— Provided records —

☆ ☆ ☆ ☆

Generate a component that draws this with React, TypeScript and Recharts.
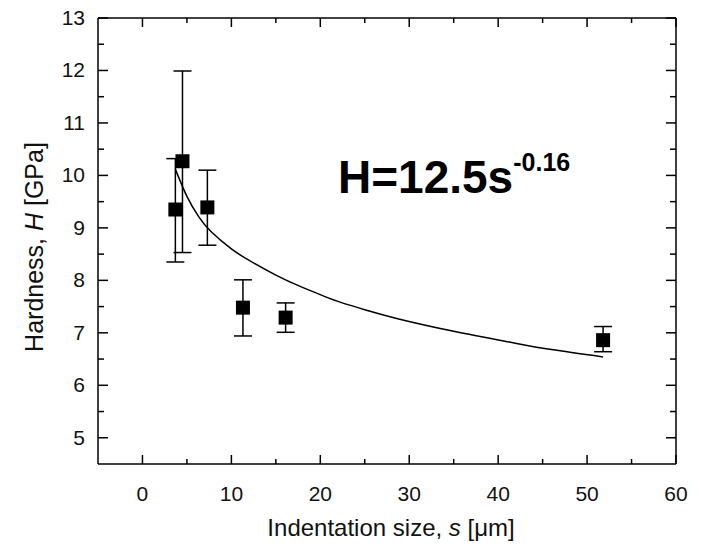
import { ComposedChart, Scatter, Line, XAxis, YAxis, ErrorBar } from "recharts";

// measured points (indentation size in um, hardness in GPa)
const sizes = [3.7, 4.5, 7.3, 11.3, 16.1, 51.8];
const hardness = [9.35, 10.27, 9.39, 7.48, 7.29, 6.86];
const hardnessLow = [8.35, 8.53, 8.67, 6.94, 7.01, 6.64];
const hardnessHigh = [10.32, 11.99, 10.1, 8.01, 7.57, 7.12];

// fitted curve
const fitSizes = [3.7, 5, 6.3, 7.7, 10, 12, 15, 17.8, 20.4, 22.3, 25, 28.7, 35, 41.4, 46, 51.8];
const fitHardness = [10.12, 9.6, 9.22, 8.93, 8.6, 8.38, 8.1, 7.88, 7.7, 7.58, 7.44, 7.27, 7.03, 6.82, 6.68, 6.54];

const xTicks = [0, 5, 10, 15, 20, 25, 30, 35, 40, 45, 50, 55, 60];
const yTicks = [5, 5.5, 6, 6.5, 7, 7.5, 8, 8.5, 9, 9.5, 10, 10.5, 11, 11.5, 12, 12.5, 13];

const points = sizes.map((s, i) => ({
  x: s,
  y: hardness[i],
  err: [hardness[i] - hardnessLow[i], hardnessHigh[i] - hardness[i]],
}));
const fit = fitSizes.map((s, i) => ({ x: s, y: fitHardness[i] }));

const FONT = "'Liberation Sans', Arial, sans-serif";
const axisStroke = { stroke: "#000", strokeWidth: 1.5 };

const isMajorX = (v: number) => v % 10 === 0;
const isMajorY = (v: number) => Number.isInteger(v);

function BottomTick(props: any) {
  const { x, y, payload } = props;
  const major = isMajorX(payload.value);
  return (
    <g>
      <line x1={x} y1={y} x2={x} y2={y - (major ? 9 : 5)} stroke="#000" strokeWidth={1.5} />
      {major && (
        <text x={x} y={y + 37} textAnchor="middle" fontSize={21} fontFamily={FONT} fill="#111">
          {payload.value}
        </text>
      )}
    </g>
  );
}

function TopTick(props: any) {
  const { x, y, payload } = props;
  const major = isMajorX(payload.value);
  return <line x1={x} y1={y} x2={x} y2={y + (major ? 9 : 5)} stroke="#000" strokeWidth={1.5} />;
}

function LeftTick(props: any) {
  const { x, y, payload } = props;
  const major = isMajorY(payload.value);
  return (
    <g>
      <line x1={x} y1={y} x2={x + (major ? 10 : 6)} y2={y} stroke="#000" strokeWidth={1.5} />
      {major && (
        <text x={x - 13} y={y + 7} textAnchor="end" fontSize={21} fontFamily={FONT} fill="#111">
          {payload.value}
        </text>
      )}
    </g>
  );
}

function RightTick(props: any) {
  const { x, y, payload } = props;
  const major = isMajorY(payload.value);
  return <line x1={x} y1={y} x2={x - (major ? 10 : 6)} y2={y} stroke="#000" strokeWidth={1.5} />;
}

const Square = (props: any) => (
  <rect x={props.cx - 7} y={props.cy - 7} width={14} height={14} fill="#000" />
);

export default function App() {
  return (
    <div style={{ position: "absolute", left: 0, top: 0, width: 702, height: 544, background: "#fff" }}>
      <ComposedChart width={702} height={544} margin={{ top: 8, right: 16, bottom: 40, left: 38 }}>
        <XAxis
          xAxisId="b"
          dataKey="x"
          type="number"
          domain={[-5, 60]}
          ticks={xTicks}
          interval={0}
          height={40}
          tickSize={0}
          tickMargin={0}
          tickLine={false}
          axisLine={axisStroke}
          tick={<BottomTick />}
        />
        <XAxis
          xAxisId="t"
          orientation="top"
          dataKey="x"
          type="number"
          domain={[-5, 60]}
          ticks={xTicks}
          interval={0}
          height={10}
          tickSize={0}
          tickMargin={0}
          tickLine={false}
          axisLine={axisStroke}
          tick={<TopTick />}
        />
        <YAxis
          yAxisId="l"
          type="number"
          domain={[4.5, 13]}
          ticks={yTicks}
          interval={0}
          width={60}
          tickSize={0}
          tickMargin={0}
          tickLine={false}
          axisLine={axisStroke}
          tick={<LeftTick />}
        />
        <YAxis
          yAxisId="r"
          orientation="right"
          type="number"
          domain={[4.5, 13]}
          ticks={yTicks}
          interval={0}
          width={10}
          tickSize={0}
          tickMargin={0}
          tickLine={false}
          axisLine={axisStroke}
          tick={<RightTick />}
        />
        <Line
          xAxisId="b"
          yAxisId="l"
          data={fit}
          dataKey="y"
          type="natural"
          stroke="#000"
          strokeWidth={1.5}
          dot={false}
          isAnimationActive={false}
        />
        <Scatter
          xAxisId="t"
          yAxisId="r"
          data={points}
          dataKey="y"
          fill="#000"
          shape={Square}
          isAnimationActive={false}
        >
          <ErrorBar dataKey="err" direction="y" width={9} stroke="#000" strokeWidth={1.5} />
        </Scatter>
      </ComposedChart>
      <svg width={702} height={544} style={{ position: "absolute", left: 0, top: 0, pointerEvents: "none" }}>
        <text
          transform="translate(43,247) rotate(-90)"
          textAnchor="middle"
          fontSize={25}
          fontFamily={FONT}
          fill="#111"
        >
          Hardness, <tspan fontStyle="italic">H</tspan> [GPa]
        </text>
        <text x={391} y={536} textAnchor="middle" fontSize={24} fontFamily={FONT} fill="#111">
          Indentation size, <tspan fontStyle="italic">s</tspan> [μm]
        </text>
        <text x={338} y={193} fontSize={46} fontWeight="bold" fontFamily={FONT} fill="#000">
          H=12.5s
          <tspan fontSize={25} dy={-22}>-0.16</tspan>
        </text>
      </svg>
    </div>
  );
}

☆ ☆ ☆ ☆

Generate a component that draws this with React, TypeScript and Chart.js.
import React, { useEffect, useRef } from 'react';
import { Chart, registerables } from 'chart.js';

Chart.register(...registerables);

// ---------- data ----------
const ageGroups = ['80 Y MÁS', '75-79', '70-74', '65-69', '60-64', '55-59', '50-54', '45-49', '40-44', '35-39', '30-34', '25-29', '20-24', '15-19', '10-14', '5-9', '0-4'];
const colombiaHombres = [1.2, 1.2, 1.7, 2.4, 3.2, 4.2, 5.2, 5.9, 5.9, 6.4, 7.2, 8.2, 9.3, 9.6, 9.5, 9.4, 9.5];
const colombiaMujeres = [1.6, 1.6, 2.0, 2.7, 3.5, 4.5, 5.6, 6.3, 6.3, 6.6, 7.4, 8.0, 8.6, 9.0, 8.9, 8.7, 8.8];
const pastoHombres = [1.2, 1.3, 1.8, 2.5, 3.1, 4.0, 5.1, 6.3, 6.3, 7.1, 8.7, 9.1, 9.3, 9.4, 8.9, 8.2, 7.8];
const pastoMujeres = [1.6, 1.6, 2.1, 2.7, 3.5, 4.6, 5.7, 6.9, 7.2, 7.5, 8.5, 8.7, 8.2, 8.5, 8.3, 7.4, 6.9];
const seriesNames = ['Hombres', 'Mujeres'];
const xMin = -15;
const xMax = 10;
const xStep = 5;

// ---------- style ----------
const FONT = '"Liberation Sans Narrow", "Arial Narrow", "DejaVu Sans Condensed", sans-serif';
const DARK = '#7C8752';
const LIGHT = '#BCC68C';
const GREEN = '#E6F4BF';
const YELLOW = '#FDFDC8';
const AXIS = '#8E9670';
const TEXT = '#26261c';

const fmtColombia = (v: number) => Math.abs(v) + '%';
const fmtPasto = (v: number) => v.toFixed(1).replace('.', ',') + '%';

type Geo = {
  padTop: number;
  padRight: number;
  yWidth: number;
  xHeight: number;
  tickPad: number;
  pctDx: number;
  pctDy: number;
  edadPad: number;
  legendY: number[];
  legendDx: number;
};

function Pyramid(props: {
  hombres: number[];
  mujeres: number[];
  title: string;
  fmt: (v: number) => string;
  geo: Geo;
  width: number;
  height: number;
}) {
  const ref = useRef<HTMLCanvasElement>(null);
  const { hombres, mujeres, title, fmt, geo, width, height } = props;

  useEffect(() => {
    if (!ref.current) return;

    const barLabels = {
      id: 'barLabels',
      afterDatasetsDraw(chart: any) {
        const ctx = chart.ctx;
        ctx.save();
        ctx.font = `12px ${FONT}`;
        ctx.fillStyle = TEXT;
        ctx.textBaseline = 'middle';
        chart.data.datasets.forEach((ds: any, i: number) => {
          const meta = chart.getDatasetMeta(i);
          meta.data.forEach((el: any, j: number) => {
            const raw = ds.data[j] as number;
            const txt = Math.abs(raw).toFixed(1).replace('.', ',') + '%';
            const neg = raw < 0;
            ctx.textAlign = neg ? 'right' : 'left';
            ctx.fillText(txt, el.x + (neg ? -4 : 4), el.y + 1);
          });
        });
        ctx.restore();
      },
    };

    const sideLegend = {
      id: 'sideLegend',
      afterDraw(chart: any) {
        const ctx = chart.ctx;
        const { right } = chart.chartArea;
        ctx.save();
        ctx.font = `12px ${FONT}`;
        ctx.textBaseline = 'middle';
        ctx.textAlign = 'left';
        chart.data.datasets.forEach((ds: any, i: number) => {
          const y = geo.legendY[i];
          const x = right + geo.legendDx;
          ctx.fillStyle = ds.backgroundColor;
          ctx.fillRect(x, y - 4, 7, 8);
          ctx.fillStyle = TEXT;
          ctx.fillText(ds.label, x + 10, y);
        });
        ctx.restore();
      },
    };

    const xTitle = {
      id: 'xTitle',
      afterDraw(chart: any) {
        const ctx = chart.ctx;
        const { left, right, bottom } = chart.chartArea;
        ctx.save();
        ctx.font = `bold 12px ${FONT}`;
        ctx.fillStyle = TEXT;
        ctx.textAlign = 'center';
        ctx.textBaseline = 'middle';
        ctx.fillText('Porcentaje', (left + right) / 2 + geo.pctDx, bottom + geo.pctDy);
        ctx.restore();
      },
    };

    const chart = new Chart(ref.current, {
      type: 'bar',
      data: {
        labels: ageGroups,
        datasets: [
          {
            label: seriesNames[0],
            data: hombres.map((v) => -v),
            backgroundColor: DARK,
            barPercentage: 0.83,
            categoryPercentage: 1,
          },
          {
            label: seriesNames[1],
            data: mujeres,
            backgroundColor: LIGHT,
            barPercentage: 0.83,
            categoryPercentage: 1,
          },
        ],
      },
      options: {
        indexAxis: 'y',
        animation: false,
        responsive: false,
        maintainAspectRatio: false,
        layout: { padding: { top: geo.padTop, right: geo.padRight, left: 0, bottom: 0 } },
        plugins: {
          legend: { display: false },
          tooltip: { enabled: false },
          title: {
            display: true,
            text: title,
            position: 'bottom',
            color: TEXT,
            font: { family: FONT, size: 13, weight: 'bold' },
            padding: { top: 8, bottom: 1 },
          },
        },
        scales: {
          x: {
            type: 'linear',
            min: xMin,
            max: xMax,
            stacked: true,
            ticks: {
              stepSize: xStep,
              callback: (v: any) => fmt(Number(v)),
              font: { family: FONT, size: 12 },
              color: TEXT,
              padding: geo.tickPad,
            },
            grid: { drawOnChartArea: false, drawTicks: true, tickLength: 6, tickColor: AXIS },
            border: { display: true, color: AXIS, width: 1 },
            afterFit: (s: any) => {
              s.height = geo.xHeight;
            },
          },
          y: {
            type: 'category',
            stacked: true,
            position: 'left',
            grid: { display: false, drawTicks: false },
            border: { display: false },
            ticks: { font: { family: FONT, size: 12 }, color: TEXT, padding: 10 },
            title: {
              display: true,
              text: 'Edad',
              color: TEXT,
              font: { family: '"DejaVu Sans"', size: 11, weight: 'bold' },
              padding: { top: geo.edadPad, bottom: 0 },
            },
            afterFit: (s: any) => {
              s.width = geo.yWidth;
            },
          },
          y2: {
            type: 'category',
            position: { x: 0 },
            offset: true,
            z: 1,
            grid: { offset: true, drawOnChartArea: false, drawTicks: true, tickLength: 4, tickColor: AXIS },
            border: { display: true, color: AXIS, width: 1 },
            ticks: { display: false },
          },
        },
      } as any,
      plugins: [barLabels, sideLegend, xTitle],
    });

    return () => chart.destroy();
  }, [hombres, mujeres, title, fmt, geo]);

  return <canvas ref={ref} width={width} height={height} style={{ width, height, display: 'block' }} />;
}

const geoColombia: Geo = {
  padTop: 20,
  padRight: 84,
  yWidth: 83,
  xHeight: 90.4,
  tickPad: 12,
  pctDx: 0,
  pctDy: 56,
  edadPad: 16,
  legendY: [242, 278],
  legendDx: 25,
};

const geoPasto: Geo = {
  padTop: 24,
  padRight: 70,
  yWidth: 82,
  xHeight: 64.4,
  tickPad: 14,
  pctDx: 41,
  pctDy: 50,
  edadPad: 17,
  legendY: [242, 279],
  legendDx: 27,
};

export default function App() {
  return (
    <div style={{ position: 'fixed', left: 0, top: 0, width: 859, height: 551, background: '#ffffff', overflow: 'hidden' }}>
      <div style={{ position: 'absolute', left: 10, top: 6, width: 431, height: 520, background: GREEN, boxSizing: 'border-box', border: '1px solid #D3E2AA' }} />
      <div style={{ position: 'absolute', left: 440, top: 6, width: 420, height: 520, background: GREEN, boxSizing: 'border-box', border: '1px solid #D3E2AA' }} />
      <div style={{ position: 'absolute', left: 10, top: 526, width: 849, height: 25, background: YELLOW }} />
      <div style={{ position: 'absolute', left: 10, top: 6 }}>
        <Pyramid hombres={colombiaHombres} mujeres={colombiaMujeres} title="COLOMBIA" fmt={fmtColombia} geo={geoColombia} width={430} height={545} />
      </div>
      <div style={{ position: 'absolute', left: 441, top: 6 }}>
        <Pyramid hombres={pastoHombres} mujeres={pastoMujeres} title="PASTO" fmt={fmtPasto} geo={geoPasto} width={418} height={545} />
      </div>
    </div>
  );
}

☆ ☆ ☆ ☆

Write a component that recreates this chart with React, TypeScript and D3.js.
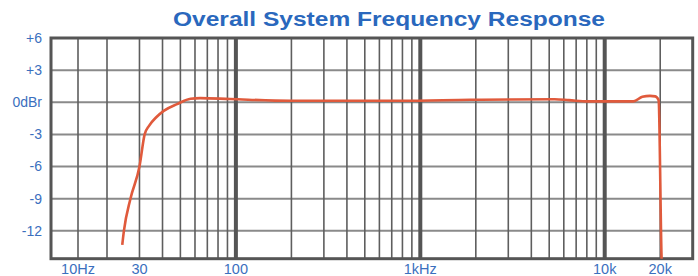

☆ ☆ ☆ ☆

— Exercise task —
Where a line of the material above holds the string "Generate", copy that line.

— The completed task —
Generate a component that draws this with React, TypeScript and Recharts.
Generate a component that draws this with React, TypeScript and Chart.js.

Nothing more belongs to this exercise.